Gravitational-wave emission in shift-symmetric Horndeski theories

TL;DR

This paper demonstrates that in shift-symmetric Horndeski theories, stellar sensitivities and dipolar gravitational radiation vanish under certain conditions, aligning predictions with binary pulsar observations and extending understanding of gravitational wave emission beyond General Relativity.

Contribution

The authors develop a formalism to compute sensitivities in scalar-tensor theories and show their vanishing in shift-symmetric Horndeski models under perturbative conditions.

Findings

Stellar sensitivities vanish in shift-symmetric Horndeski theories.

Dipolar gravitational radiation is suppressed under the studied conditions.

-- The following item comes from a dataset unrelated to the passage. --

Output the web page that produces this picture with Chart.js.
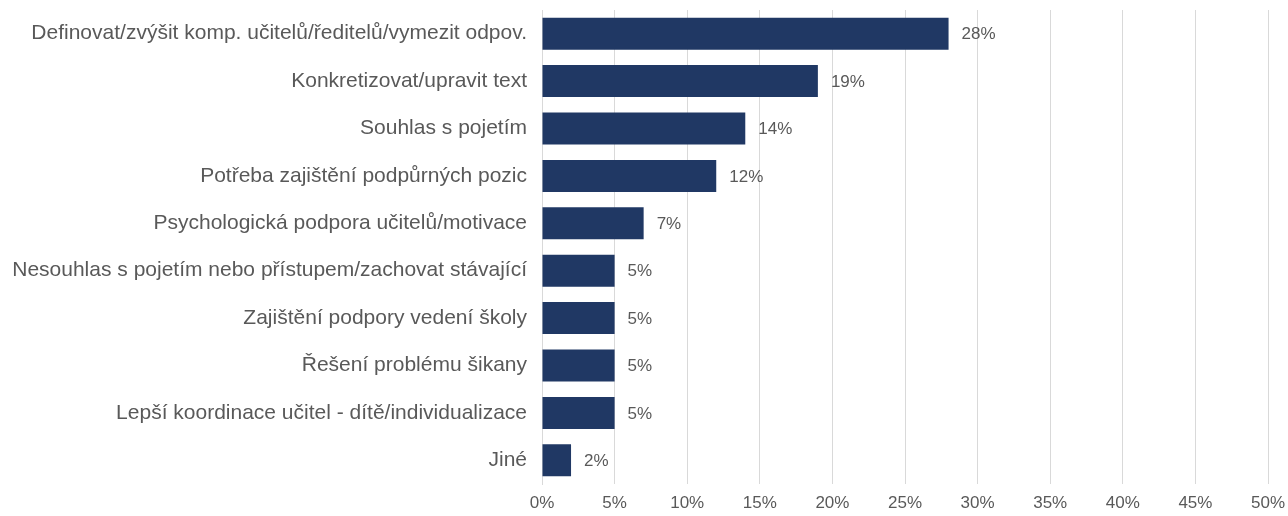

Results align with observed binary pulsar orbital decay.

Abstract

Gravity theories beyond General Relativity typically predict dipolar gravitational emission by compact-star binaries. This emission is sourced by "sensitivity" parameters depending on the stellar compactness. We introduce a general formalism to calculate these parameters, and show that in shift-symmetric Horndeski theories stellar sensitivities and dipolar radiation vanish, provided that the binary's dynamics is perturbative (i.e. the post-Newtonian formalism is applicable) and cosmological-expansion effects can be neglected. This allows reproducing the binary-pulsar observed orbital decay.